• [SHORT PROBLEM]
Read the lines below and count those that have the word "page". Respond with the number only.

--- START DATASET ---

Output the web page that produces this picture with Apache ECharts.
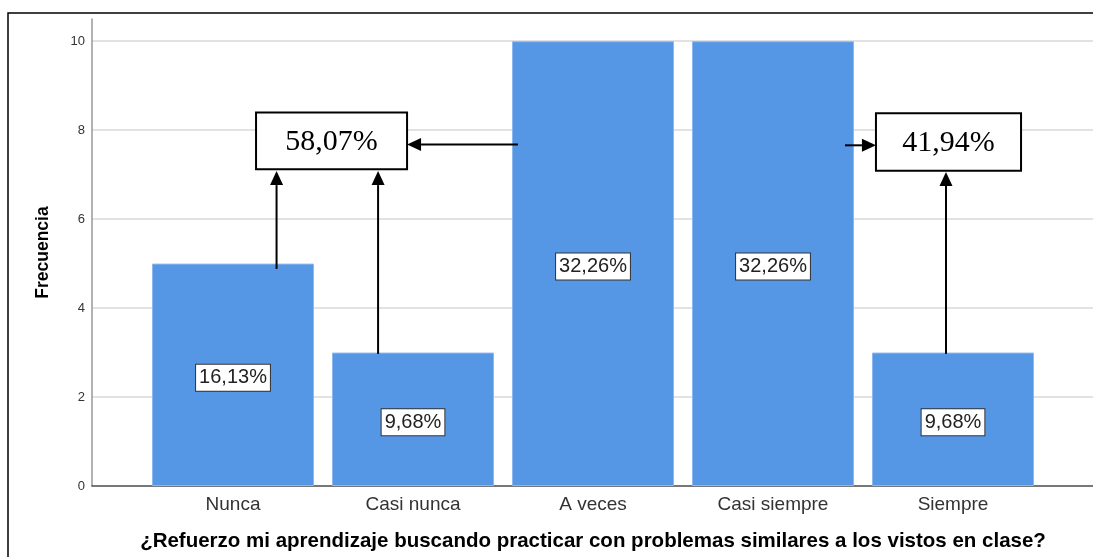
<!DOCTYPE html>
<html><head><meta charset="utf-8">
<script src="https://cdn.jsdelivr.net/npm/echarts@6/dist/echarts.min.js"></script>
<style>html,body{margin:0;padding:0;background:#fff}#c{width:1093px;height:557px}</style>
</head><body><div id="c"></div>
<script>
const categories = ['Nunca', 'Casi nunca', 'A veces', 'Casi siempre', 'Siempre'];
const frequencies = [5, 3, 10, 10, 3];
const percentLabels = ['16,13%', '9,68%', '32,26%', '32,26%', '9,68%'];
const yTicks = [0, 2, 4, 6, 8, 10];
const groupLabels = ['58,07%', '41,94%'];
const yTitle = 'Frecuencia';
const xTitle = '¿Refuerzo mi aprendizaje buscando practicar con problemas similares a los vistos en clase?';

// annotation layout (in data units: x = category index, y = frequency)
const annoBoxes = [
  { label: 0, x0: 0.128, x1: 0.967, y0: 7.12, y1: 8.40 },
  { label: 1, x0: 3.572, x1: 4.378, y0: 7.09, y1: 8.38 }
];
const annoArrows = [
  { from: [0.242, 4.88], to: [0.242, 7.08] },
  { from: [0.806, 2.97], to: [0.806, 7.08] },
  { from: [3.961, 2.97], to: [3.961, 7.06] },
  { from: [1.583, 7.68], to: [0.967, 7.68] },
  { from: [3.40, 7.66], to: [3.572, 7.66] }
];

const yMax = 10.5;
const chart = echarts.init(document.getElementById('c'), null, { renderer: 'canvas' });
const font = '"Liberation Sans", Arial, sans-serif';

chart.setOption({
  animation: false,
  backgroundColor: '#fff',
  grid: [
    { left: 92, right: 0, top: 19, bottom: 71 },
    { left: 143, right: 50, top: 19, bottom: 71 }
  ],
  xAxis: [
    { type: 'value', gridIndex: 0, min: 0, max: 1, axisLine: { show: true, lineStyle: { color: '#555', width: 1.5 } },
      axisTick: { show: false }, axisLabel: { show: false }, splitLine: { show: false } },
    { type: 'category', gridIndex: 1, data: categories, axisLine: { show: false }, axisTick: { show: false },
      axisLabel: { fontFamily: font, fontSize: 19, color: '#333', margin: 9 },
      name: xTitle, nameLocation: 'middle', nameGap: 45,
      nameTextStyle: { fontFamily: font, fontSize: 20.5, fontWeight: 'bold', color: '#000' } },
    { type: 'value', gridIndex: 1, min: -0.5, max: 4.5, show: false }
  ],
  yAxis: [
    { type: 'value', gridIndex: 0, min: 0, max: yMax, interval: 2,
      axisLine: { show: true, lineStyle: { color: '#999', width: 1.5 } }, axisTick: { show: false },
      axisLabel: { fontFamily: font, fontSize: 13, color: '#333', margin: 7, showMaxLabel: false,
        formatter: v => yTicks.includes(v) ? String(v) : '' },
      splitLine: { show: true, showMaxLine: false, lineStyle: { color: '#d9d9d9', width: 1.5 } },
      name: yTitle, nameLocation: 'middle', nameGap: 40,
      nameTextStyle: { fontFamily: font, fontSize: 17.5, fontWeight: 'bold', color: '#000' } },
    { type: 'value', gridIndex: 1, min: 0, max: yMax, show: false }
  ],
  series: [{
    type: 'bar', xAxisIndex: 1, yAxisIndex: 1, data: frequencies, barWidth: '90%',
    itemStyle: { color: '#5596e5', borderColor: '#8cb8ef', borderWidth: 1 },
    label: { show: true, position: 'inside', offset: [0, 3], formatter: p => percentLabels[p.dataIndex],
      fontFamily: font, fontSize: 20, color: '#222', backgroundColor: '#fff',
      borderColor: '#333', borderWidth: 1, padding: [4, 3, 2, 3] },
    z: 2
  }]
});

function px(pt) { return chart.convertToPixel({ xAxisIndex: 2, yAxisIndex: 1 }, pt); }
const g = [];
g.push({ type: 'polyline', shape: { points: [[8, 557], [8, 13], [1093, 13]] }, style: { stroke: '#000', lineWidth: 1.5, fill: null }, z: 100 });
annoBoxes.forEach(b => {
  const a = px([b.x0, b.y1]), c = px([b.x1, b.y0]);
  g.push({ type: 'rect', shape: { x: a[0], y: a[1], width: c[0] - a[0], height: c[1] - a[1] },
    style: { fill: '#fff', stroke: '#000', lineWidth: 2 }, z: 100 });
  g.push({ type: 'text', style: { text: groupLabels[b.label], x: (a[0] + c[0]) / 2, y: (a[1] + c[1]) / 2 + 1,
    font: '30px "Liberation Serif", "Times New Roman", serif', fill: '#000', align: 'center', verticalAlign: 'middle' }, z: 101 });
});
annoArrows.forEach(ar => {
  const s = px(ar.from), t = px(ar.to);
  const dx = t[0] - s[0], dy = t[1] - s[1], L = Math.hypot(dx, dy);
  const ux = dx / L, uy = dy / L, hl = 14, hw = 6.5;
  const bx = t[0] - ux * hl, by = t[1] - uy * hl;
  g.push({ type: 'line', shape: { x1: s[0], y1: s[1], x2: bx, y2: by }, style: { stroke: '#000', lineWidth: 2 }, z: 100 });
  g.push({ type: 'polygon', shape: { points: [[t[0], t[1]], [bx - uy * hw, by + ux * hw], [bx + uy * hw, by - ux * hw]] },
    style: { fill: '#000' }, z: 100 });
});
chart.setOption({ graphic: g });
</script>
</body></html>
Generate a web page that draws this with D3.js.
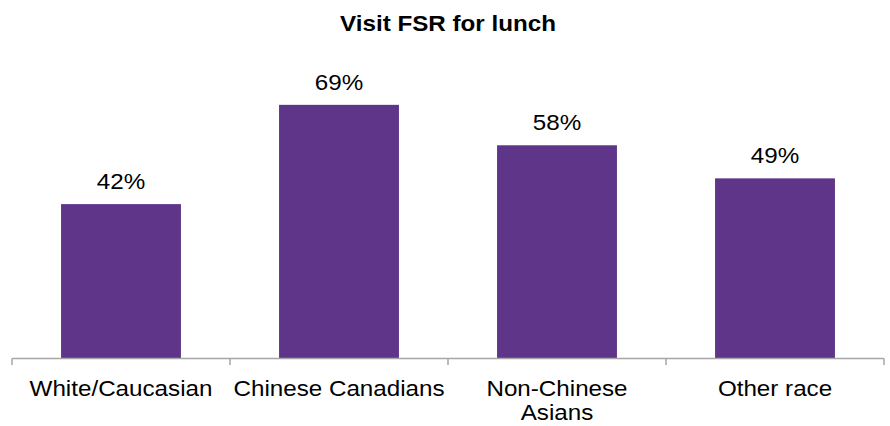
<!DOCTYPE html>
<html>
<head>
<meta charset="utf-8">
<script src="https://cdn.jsdelivr.net/npm/d3@7"></script>
<style>
  html, body { margin: 0; padding: 0; background: #ffffff; }
  svg { display: block; }
  text { font-family: "Liberation Sans", Arial, sans-serif; fill: #000000; }
</style>
</head>
<body>
<svg id="chart" width="890" height="426"></svg>
<script>
// Share of each group that visits a full-service restaurant for lunch (%)
const categories = ["White/Caucasian", "Chinese Canadians", "Non-Chinese Asians", "Other race"];
const values = [42, 69, 58, 49];
const titleText = "Visit FSR for lunch";

const W = 890, H = 426;
const plot = { left: 12, right: 884, top: 64.4, bottom: 358.5 };
const fontSize = 22;
const stretch = 1.1;   // glyphs are drawn slightly wide

const svg = d3.select("#chart");

const x = d3.scaleBand()
  .domain(categories)
  .range([plot.left, plot.right])
  .paddingInner(0.45)
  .paddingOuter(0.225);

const y = d3.scaleLinear()
  .domain([0, 80])
  .range([plot.bottom, plot.top]);

// Helper: a horizontally stretched, centred text label
function label(parent, cx, cy, str, weight) {
  const g = parent.append("g")
    .attr("transform", `translate(${cx},${cy}) scale(${stretch},1)`);
  return g.append("text")
    .attr("text-anchor", "middle")
    .attr("font-size", fontSize)
    .attr("font-weight", weight || "normal")
    .text(str);
}

// Title
label(svg, (plot.left + plot.right) / 2, 31, titleText, "bold");

// Bars
svg.append("g").selectAll("rect")
  .data(categories)
  .join("rect")
  .attr("x", d => x(d))
  .attr("width", x.bandwidth())
  .attr("y", (d, i) => y(values[i]))
  .attr("height", (d, i) => y(0) - y(values[i]))
  .attr("fill", "#5f3589");

// Value labels
const valG = svg.append("g");
categories.forEach((c, i) => {
  label(valG, x(c) + x.bandwidth() / 2, y(values[i]) - 15, values[i] + "%");
});

// Category axis: baseline and boundary ticks
const axisG = svg.append("g");
axisG.append("line")
  .attr("x1", plot.left).attr("x2", plot.right)
  .attr("y1", plot.bottom).attr("y2", plot.bottom)
  .attr("stroke", "#a6a6a6").attr("stroke-width", 1.5);

const step = x.step();
const gap = (step - x.bandwidth()) / 2;
const bounds = categories.map(c => x(c) - gap).concat([x(categories[categories.length - 1]) + x.bandwidth() + gap]);
axisG.selectAll("line.tick")
  .data(bounds)
  .join("line")
  .attr("class", "tick")
  .attr("x1", d => d).attr("x2", d => d)
  .attr("y1", plot.bottom).attr("y2", plot.bottom + 6.5)
  .attr("stroke", "#a6a6a6").attr("stroke-width", 1.5);

// Category labels, wrapped to the band width
const catG = svg.append("g");
const maxW = (step - 4) / stretch;
categories.forEach(c => {
  const cx = x(c) + x.bandwidth() / 2;
  const t = label(catG, cx, plot.bottom + 37.5, "");
  const words = c.split(" ");
  let line = [];
  let lines = [];
  words.forEach(w => {
    const trial = line.concat([w]).join(" ");
    t.text(trial);
    if (t.node().getComputedTextLength() > maxW && line.length) {
      lines.push(line.join(" "));
      line = [w];
    } else {
      line.push(w);
    }
  });
  lines.push(line.join(" "));
  t.text(null);
  lines.forEach((ln, k) => {
    t.append("tspan")
      .attr("x", 0)
      .attr("dy", k === 0 ? 0 : 24)
      .text(ln);
  });
});
</script>
</body>
</html>
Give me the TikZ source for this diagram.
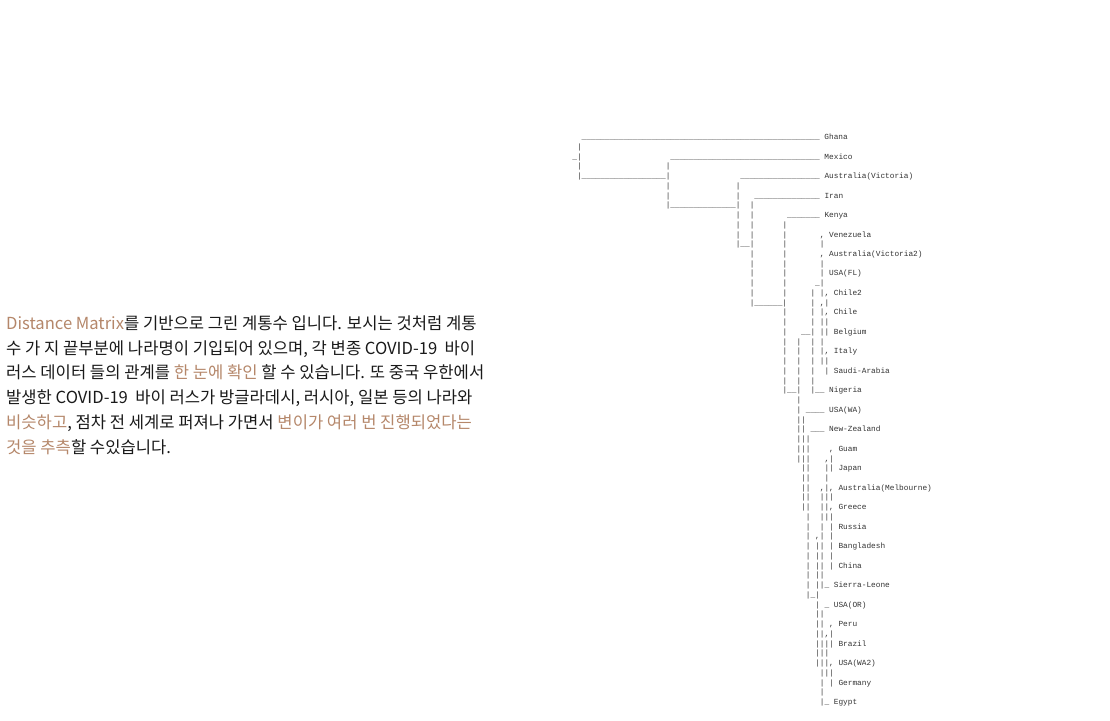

--- END DATASET ---

• [EXERCISE ANSWER]
2